Saturday, October 14, 2006

Saturday Book Blog: Liz on Mary Karr’s LIARS’ CLUB


imageI don’t read a lot of memoirs. Which is weird, because I’m one of those people who loves to listen to others talk about their lives, especially lives that are vastly different from my own. I can sit in a room with my mom, my aunt and my two great-aunts for hours and not say a word, because listening to them reminisce is just too fascinating to interrupt. This is probably why I enjoyed THE LIARS’ CLUB by Mary Karr so much--her life was completely different from mine in so many ways. Another reason I enjoyed it so much is that it’s one of the finest written books I’ve ever read.

To say Mary Karr had it tough growing up in a backwater East Texas refinery town would be reducing to a cliché what was actually a full, rich childhood brimming with color and character. But I realized belatedly after deciding to blog on this book that to reveal too many details would be to cheat the reader out of one of the most powerful reads she’ll ever have. So much of what happens to young Mary is shocking and painful and hits you like a freight train. It would be unfair of me to tell you enough to prepare you for the impact. So I ain’t gonna.

I will say that as a girl, Karr was devoted to her father, a hard-drinking, rough-not-just-around-the-edges charmer, but he was too often absent, thanks to his job working on an oil rig. Her mother was, at best, manic/depressive and, at worst, something far, far worse, and her mood swings led to everything from life-threatening situations to sudden moves across the country. The small community, like so many, shrugged its shoulders and left the family alone, until one fateful night when they couldn’t afford to do that any longer. It is on this night that Karr begins her story.

There are times when the book can be kind of difficult to read. What gets you through is the knowledge, unequivocal, that Mary Karr turned out just fine. So fine, in fact, that she became a prize-winning poet and literature professor at Syracuse University. More important, she is able to look back on her life with the eye of the poet and find the beauty in the ugliness, the joy in the pain, the humor in the hopelessness. The book is, in essence, funny, irreverent, insightful, and it leaves the reader feeling good, not bad. The realization that one woman came out of such a volatile family situation and can look back on much of it fondly is the perfect illustration of the triumph of the human spirit. 
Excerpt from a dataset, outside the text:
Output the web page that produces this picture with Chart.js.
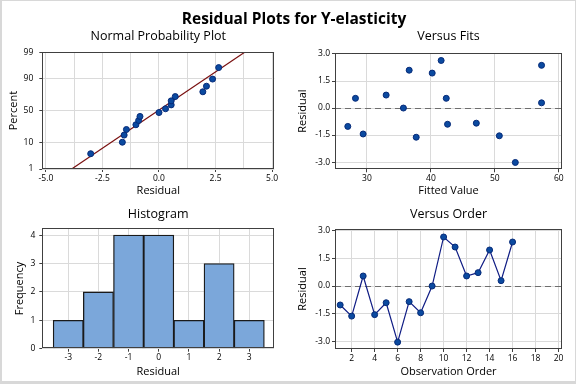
<!DOCTYPE html>
<html>
<head>
<meta charset="utf-8">
<script src="https://cdn.jsdelivr.net/npm/chart.js@4.4.1/dist/chart.umd.min.js"></script>
<style>
  html, body { margin: 0; padding: 0; background: #fff; }
  #wrap { position: relative; width: 576px; height: 384px; overflow: hidden; font-family: 'Open Sans', sans-serif; }
  #frame { position: absolute; left: 0; top: 0; width: 576px; height: 384px; box-sizing: border-box;
           border: 1px solid #d8d8d8; border-left-width: 2px; border-bottom-width: 3px; pointer-events: none; }
  #title { position: absolute; left: 6px; top: 9px; width: 576px; text-align: center;
           font-size: 15.5px; font-weight: bold; line-height: 18px; color: #000; }
  canvas { position: absolute; }
</style>
</head>
<body>
<div id="wrap">
  <canvas id="normChart" width="288" height="200" style="left:0;top:0"></canvas>
  <canvas id="fitsChart" width="288" height="200" style="left:288px;top:0"></canvas>
  <canvas id="histChart" width="288" height="190" style="left:0;top:194px"></canvas>
  <canvas id="orderChart" width="288" height="190" style="left:288px;top:194px"></canvas>
  <div id="title">Residual Plots for Y-elasticity</div>
  <div id="frame"></div>
</div>
<script>
// residuals in observation order, and the fitted value of each observation
const observation = [1, 2, 3, 4, 5, 6, 7, 8, 9, 10, 11, 12, 13, 14, 15, 16];
const residuals = [-1.02, -1.62, 0.54, -1.54, -0.90, -3.02, -0.84, -1.44, 0.00, 2.64, 2.10, 0.54, 0.72, 1.94, 0.29, 2.37];
const fitted = [27.0, 37.7, 28.2, 50.7, 42.6, 53.2, 47.1, 29.4, 35.7, 41.6, 36.6, 42.4, 33.0, 40.2, 57.3, 57.3];

// normal probability plot: percent of each sorted residual, and the fitted line
const normPercent = [4.3, 10.4, 16.5, 22.6, 28.7, 34.8, 40.9, 47.0, 53.0, 59.1, 65.2, 71.3, 77.4, 83.5, 89.6, 95.7];
const fitLineResid = [-3.9, 3.85];
const fitLinePercent = [0.94, 99.1];
const normYTicks = [1, 10, 50, 90, 99];
const normXTicks = [-5.0, -3.75, -2.5, -1.25, 0.0, 1.25, 2.5, 3.75, 5.0];

// histogram
const histMid = [-3, -2, -1, 0, 1, 2, 3];
const histCount = [1, 2, 4, 4, 1, 3, 1];
const histYTicks = [0, 1, 2, 3, 4];

const residTicks = [-3.0, -1.5, 0.0, 1.5, 3.0];
const fitsXTicks = [30, 40, 50, 60];
const orderXTicks = [2, 4, 6, 8, 10, 12, 14, 16, 18, 20];

Chart.defaults.font.family = "'Open Sans', sans-serif";
Chart.defaults.color = '#000';

// inverse of the normal cdf, for the probability axis
function probit(pct) {
  const p = pct / 100;
  const a = [-39.69683028665376, 220.9460984245205, -275.9285104469687, 138.3577518672690, -30.66479806614716, 2.506628277459239];
  const b = [-54.47609879822406, 161.5858368580409, -155.6989798598866, 66.80131188771972, -13.28068155288572];
  const c = [-7.784894002430293e-03, -0.3223964580411365, -2.400758277161838, -2.549732539343734, 4.374664141464968, 2.938163982698783];
  const d = [7.784695709041462e-03, 0.3224671290700398, 2.445134137142996, 3.754408661907416];
  const pl = 0.02425;
  let q, r;
  if (p < pl) {
    q = Math.sqrt(-2 * Math.log(p));
    return (((((c[0]*q+c[1])*q+c[2])*q+c[3])*q+c[4])*q+c[5]) / ((((d[0]*q+d[1])*q+d[2])*q+d[3])*q+1);
  }
  if (p > 1 - pl) {
    q = Math.sqrt(-2 * Math.log(1 - p));
    return -(((((c[0]*q+c[1])*q+c[2])*q+c[3])*q+c[4])*q+c[5]) / ((((d[0]*q+d[1])*q+d[2])*q+d[3])*q+1);
  }
  q = p - 0.5; r = q * q;
  return (((((a[0]*r+a[1])*r+a[2])*r+a[3])*r+a[4])*r+a[5])*q / (((((b[0]*r+b[1])*r+b[2])*r+b[3])*r+b[4])*r+1);
}

// dark box round the plot area
const framePlugin = {
  id: 'frame',
  afterDraw(chart) {
    const { ctx, chartArea: a } = chart;
    ctx.save();
    ctx.strokeStyle = '#404040';
    ctx.lineWidth = 1;
    ctx.strokeRect(Math.round(a.left) + 0.5, Math.round(a.top) + 0.5, Math.round(a.width) - 1, Math.round(a.height) - 1);
    ctx.restore();
  }
};

// dashed reference line at residual 0
const zeroPlugin = {
  id: 'zero',
  beforeDatasetsDraw(chart) {
    const { ctx, chartArea: a, scales } = chart;
    const y = Math.round(scales.y.getPixelForValue(0)) + 0.5;
    ctx.save();
    ctx.strokeStyle = '#6e6e6e';
    ctx.lineWidth = 1.2;
    ctx.setLineDash([6, 4]);
    ctx.beginPath();
    ctx.moveTo(a.left, y);
    ctx.lineTo(a.right, y);
    ctx.stroke();
    ctx.restore();
  }
};

function axis(o) {
  return {
    type: 'linear',
    min: o.min,
    max: o.max,
    offset: false,
    border: { display: false },
    grid: {
      color: '#dadada',
      lineWidth: 1,
      tickLength: 3,
      offset: false,
      tickColor: o.tickColor || '#404040'
    },
    ticks: {
      autoSkip: false,
      maxRotation: 0,
      padding: o.tickPad,
      font: { size: 8.5 },
      callback: o.fmt
    },
    title: {
      display: true,
      text: o.title,
      font: { size: 11 },
      padding: o.titlePad
    },
    afterBuildTicks: s => { s.ticks = o.ticks.map(v => ({ value: v })); },
    afterFit: s => { if (o.width) s.width = o.width; if (o.height) s.height = o.height; }
  };
}

function panelTitle(text, top, bottom) {
  return {
    display: true,
    fullSize: false,
    text: text,
    color: '#000',
    font: { size: 12.5, weight: 'normal' },
    padding: { top: top, bottom: bottom }
  };
}

const pointStyle = {
  pointRadius: 3,
  pointHoverRadius: 3,
  pointBackgroundColor: '#0b4aa0',
  pointBorderColor: '#062a78',
  pointBorderWidth: 1
};

const sortedResid = [...residuals].sort((p, q) => p - q);

new Chart(document.getElementById('normChart'), {
  type: 'scatter',
  data: {
    datasets: [{
      data: fitLineResid.map((x, i) => ({ x: x, y: probit(fitLinePercent[i]) })),
      showLine: true,
      borderColor: '#7a1010',
      borderWidth: 1.2,
      pointRadius: 0,
      order: 2
    }, {
      data: sortedResid.map((x, i) => ({ x: x, y: probit(normPercent[i]) })),
      ...pointStyle,
      order: 1
    }]
  },
  options: {
    responsive: false,
    animation: false,
    devicePixelRatio: 1,
    layout: { padding: { left: 0, right: 13.7, top: 0, bottom: 0 } },
    plugins: {
      legend: { display: false },
      tooltip: { enabled: false },
      title: panelTitle('Normal Probability Plot', 28.6, 8.7)
    },
    scales: {
      x: axis({ min: -5.16, max: 5.1, ticks: normXTicks, title: 'Residual', height: 31, tickPad: 1,
                titlePad: { top: 0, bottom: 2.4 },
                fmt: v => (Math.abs(v) % 2.5 === 0 ? v.toFixed(1) : ''),
                tickColor: c => (Math.abs(c.tick.value) % 2.5 === 0 ? '#404040' : 'rgba(0,0,0,0)') }),
      y: axis({ min: probit(1), max: probit(99), ticks: normYTicks.map(probit), title: 'Percent', width: 42.3, tickPad: 6,
                titlePad: { top: 7, bottom: 0 },
                fmt: (v, i) => String(normYTicks[i]) })
    }
  },
  plugins: [framePlugin]
});

new Chart(document.getElementById('fitsChart'), {
  type: 'scatter',
  data: {
    datasets: [{
      data: fitted.map((x, i) => ({ x: x, y: residuals[i] })),
      ...pointStyle
    }]
  },
  options: {
    responsive: false,
    animation: false,
    devicePixelRatio: 1,
    layout: { padding: { left: 0, right: 14, top: 0, bottom: 0 } },
    plugins: {
      legend: { display: false },
      tooltip: { enabled: false },
      title: panelTitle('Versus Fits', 28.8, 9.2)
    },
    scales: {
      x: axis({ min: 25.0, max: 60.5, ticks: fitsXTicks, title: 'Fitted Value', height: 30.7, tickPad: 1,
                titlePad: { top: 0, bottom: 2.4 }, fmt: v => String(v) }),
      y: axis({ min: -3.4, max: 3.055, ticks: residTicks, title: 'Residual', width: 47, tickPad: 2,
                titlePad: { top: 8.2, bottom: 0 }, fmt: v => v.toFixed(1) })
    }
  },
  plugins: [zeroPlugin, framePlugin]
});

new Chart(document.getElementById('histChart'), {
  type: 'bar',
  data: {
    datasets: [{
      data: histMid.map((x, i) => ({ x: x, y: histCount[i] })),
      backgroundColor: '#7ba7da',
      borderColor: '#1a1a1a',
      borderWidth: 1.3,
      barPercentage: 1,
      categoryPercentage: 1
    }]
  },
  options: {
    responsive: false,
    animation: false,
    devicePixelRatio: 1,
    layout: { padding: { left: 0, right: 14, top: 0, bottom: 0 } },
    plugins: {
      legend: { display: false },
      tooltip: { enabled: false },
      title: panelTitle('Histogram', 13.1, 6.2)
    },
    scales: {
      x: axis({ min: -3.86, max: 3.82, ticks: histMid, title: 'Residual', height: 35.3, tickPad: 1,
                titlePad: { top: 0, bottom: 6 }, fmt: v => String(v) }),
      y: axis({ min: 0, max: 4.24, ticks: histYTicks, title: 'Frequency', width: 42.3, tickPad: 4,
                titlePad: { top: 13, bottom: 0 }, fmt: v => String(v) })
    }
  },
  plugins: [framePlugin]
});

new Chart(document.getElementById('orderChart'), {
  type: 'scatter',
  data: {
    datasets: [{
      data: observation.map((x, i) => ({ x: x, y: residuals[i] })),
      showLine: true,
      borderColor: '#0f1c84',
      borderWidth: 1.2,
      ...pointStyle
    }]
  },
  options: {
    responsive: false,
    animation: false,
    devicePixelRatio: 1,
    layout: { padding: { left: 0, right: 14, top: 0, bottom: 0 } },
    plugins: {
      legend: { display: false },
      tooltip: { enabled: false },
      title: panelTitle('Versus Order', 13.1, 6.9)
    },
    scales: {
      x: axis({ min: 0.55, max: 20.3, ticks: orderXTicks, title: 'Observation Order', height: 35, tickPad: 1,
                titlePad: { top: 0, bottom: 6 }, fmt: v => String(v) }),
      y: axis({ min: -3.39, max: 3.07, ticks: residTicks, title: 'Residual', width: 47, tickPad: 2,
                titlePad: { top: 8.2, bottom: 0 }, fmt: v => v.toFixed(1) })
    }
  },
  plugins: [zeroPlugin, framePlugin]
});
</script>
</body>
</html>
We all go through rough patches in life. Often, those patches change us at our very core. Sometimes, we never get over them. THE LIARS’ CLUB shows us, however, that we can survive those rough patches, even the very, very bad ones, and we can ultimately be happy. In spite of how different young Mary’s life was from my own, I felt connected to her in so many ways as I read, nodding and sympathizing with many of her reactions. I realized that, even though I couldn’t imagine going through some of the things she did, I understood her reactions perfectly. Because, like Mary, I’m human. I know, at least, how that feels.